Now, I’m in a position where I can take weekends off (unless I want to work), and I avoid working at night (unless I want to). One of the benefits of freelancing is that I love what I do, so the work often doesn’t feel like work.
Since everything comes to my phone, I can quickly assess if someone needs a response or if it can wait for another time. I’ve also learned that it’s okay to respond to someone and say something like, “Hi! Thank you for your message. I’m just out running errands. I’ll get back to you when I get home.” It’s a great way to build rapport, keep my response rate quick, and avoid working 24/7.
Q: What is one thing that you've been able to do as a freelancer that you wouldn't have been able to do with a 9-5 job?
A: I originally left the 9-5 because it didn’t align with our van life experience. Since then we’ve sold the van, and I’ve found joy in being able to make my own schedule. I have more time to pursue passion projects, invest in relationships, and grow into the person I want to be.
I found that working a 9-5 left me feeling drained and I didn’t feel like my true self. Now, I have more energy and every day feels like a new opportunity.

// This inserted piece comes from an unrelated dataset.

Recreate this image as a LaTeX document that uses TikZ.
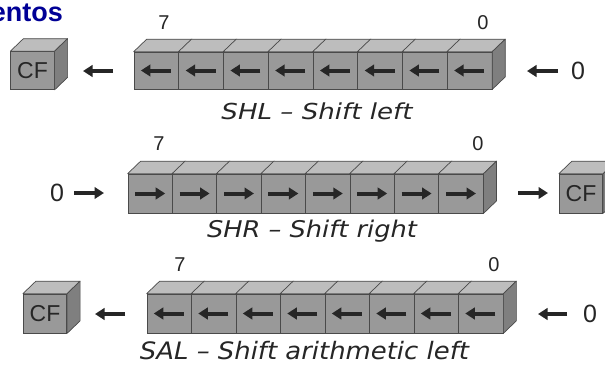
\documentclass[tikz,border=0pt]{standalone}
\usepackage{fontspec}
\setmainfont{Liberation Sans}
\newfontfamily\lblfont{DejaVu Sans}
\usetikzlibrary{arrows.meta}
\definecolor{frontc}{HTML}{999999}
\definecolor{topc}{HTML}{BDBDBD}
\definecolor{sidec}{HTML}{7F7F7F}
\definecolor{edgec}{HTML}{4A4A4A}
\definecolor{arrc}{HTML}{262626}
\definecolor{titleblue}{RGB}{0,0,150}
\tikzset{
  cell/.style={draw=edgec, fill=frontc, line width=0.7pt, inner sep=0pt, minimum width=44.6pt, minimum height=38pt},
  cfbox/.style={cell, minimum width=43.5pt, text=arrc, font=\fontsize{23}{23}\selectfont},
  topface/.style={draw=edgec, fill=topc, line width=0.7pt, line join=round},
  sideface/.style={draw=edgec, fill=sidec, line width=0.7pt, line join=round},
  arr/.style={draw=arrc, line width=4pt, -{Triangle[length=9.5pt,width=11.5pt]}},
  bitnum/.style={inner sep=0pt, text=arrc, font=\fontsize{20}{20}\selectfont},
  zeroin/.style={inner sep=0pt, text=arrc, font=\fontsize{25}{25}\selectfont},
  opname/.style={inner sep=0pt, text=black!85, font=\lblfont\itshape},
}
% cube faces helpers (top and side) for a node
\newcommand\cubetop[1]{\draw[topface] (#1.north west) -- ++(13,-12.5) -- ([shift={(13,-12.5)}]#1.north east) -- (#1.north east) -- cycle;}
\newcommand\cubeside[1]{\draw[sideface] (#1.north east) -- ++(13,-12.5) -- ([shift={(13,-12.5)}]#1.south east) -- (#1.south east) -- cycle;}
\begin{document}
\begin{tikzpicture}[x=1pt,y=-1pt]
\useasboundingbox[fill=white] (0,0) rectangle (605,365);

% title fragment
\node[anchor=base east, inner sep=0pt, text=titleblue, font=\bfseries\fontsize{27}{27}\selectfont] (title) at (63,21) {entos};

% ---------- Row 1: SHL ----------
\node[cfbox] (cfa) at (32.5,70.5) {CF};
\cubetop{cfa}\cubeside{cfa}
\foreach \i in {0,...,7} {
  \node[cell, minimum height=37pt] (a\i) at ({134+44.75*(\i+0.5)},70.5) {};
  \cubetop{a\i}
  \draw[arr] ([xshift=14.5pt]a\i.center) -- ([xshift=-15.5pt]a\i.center);
}
\cubeside{a7}
\node[bitnum] (a7lbl) at (164,23) {7};
\node[bitnum] (a0lbl) at (483,23) {0};
\coordinate (aL1) at (113,71); \coordinate (aL2) at (83,71);
\draw[arr] (aL1) -- (aL2);
\coordinate (aR1) at (558,71); \coordinate (aR2) at (527,71);
\draw[arr] (aR1) -- (aR2);
\node[zeroin] (azero) at (578,71) {0};
\node[opname] (shl) at (317,111) {\fontsize{22}{22}\selectfont\resizebox{191pt}{\height}{SHL – Shift left}};

% ---------- Row 2: SHR ----------
\foreach \i in {0,...,7} {
  \node[cell, minimum width=44.4pt, minimum height=39pt] (b\i) at ({128+44.4*(\i+0.5)},193.5) {};
  \cubetop{b\i}
  \draw[arr] ([xshift=-15pt]b\i.center) -- ([xshift=15pt]b\i.center);
}
\cubeside{b7}
\node[cfbox, minimum height=39pt] (cfb) at (581,193.5) {CF};
\cubetop{cfb}\cubeside{cfb}
\node[bitnum] (b7lbl) at (159,144) {7};
\node[bitnum] (b0lbl) at (478,144) {0};
\node[zeroin] (bzero) at (57,193) {0};
\coordinate (bL1) at (74,193); \coordinate (bL2) at (104,193);
\draw[arr] (bL1) -- (bL2);
\coordinate (bR1) at (518,193); \coordinate (bR2) at (548,193);
\draw[arr] (bR1) -- (bR2);
\node[opname] (shr) at (312,231) {\fontsize{23}{23}\selectfont\resizebox{210pt}{\height}{SHR – Shift right}};

% ---------- Row 3: SAL ----------
\node[cfbox, minimum height=39pt] (cfc) at (45,313.5) {CF};
\cubetop{cfc}\cubeside{cfc}
\foreach \i in {0,...,7} {
  \node[cell, minimum width=44.5pt, minimum height=39pt] (c\i) at ({147+44.5*(\i+0.5)},313.5) {};
  \cubetop{c\i}
  \draw[arr] ([xshift=14.5pt]c\i.center) -- ([xshift=-15.5pt]c\i.center);
}
\cubeside{c7}
\node[bitnum] (c7lbl) at (180,265) {7};
\node[bitnum] (c0lbl) at (494,265) {0};
\coordinate (cL1) at (125,314); \coordinate (cL2) at (95,314);
\draw[arr] (cL1) -- (cL2);
\coordinate (cR1) at (567,314); \coordinate (cR2) at (538,314);
\draw[arr] (cR1) -- (cR2);
\node[zeroin] (czero) at (590,314) {0};
\node[opname] (sal) at (304.5,351) {\fontsize{24}{24}\selectfont\resizebox{329pt}{\height}{SAL – Shift arithmetic left}};
\end{tikzpicture}
\end{document}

Q: Do you have any advice for people who are considering freelancing as their main source of income?
A: If you’re considering freelancing, just start. Every day that you don’t start is one day that you could be building a profile and gaining experience. You don’t need to start freelancing with the mindset that it needs to be your primary source of income—you may find that mindset suffocating and overwhelming.
Instead, I recommend starting freelancing with the mindset of, “I’m going to pour my all into this and see where it goes!” There is an abundance of opportunities for different niches—spend some time on a site like Fiverr and see what there is and what you think you’d be good at.
At the end of the day, there’s no harm in spending an evening creating a profile. You never know where it may take you.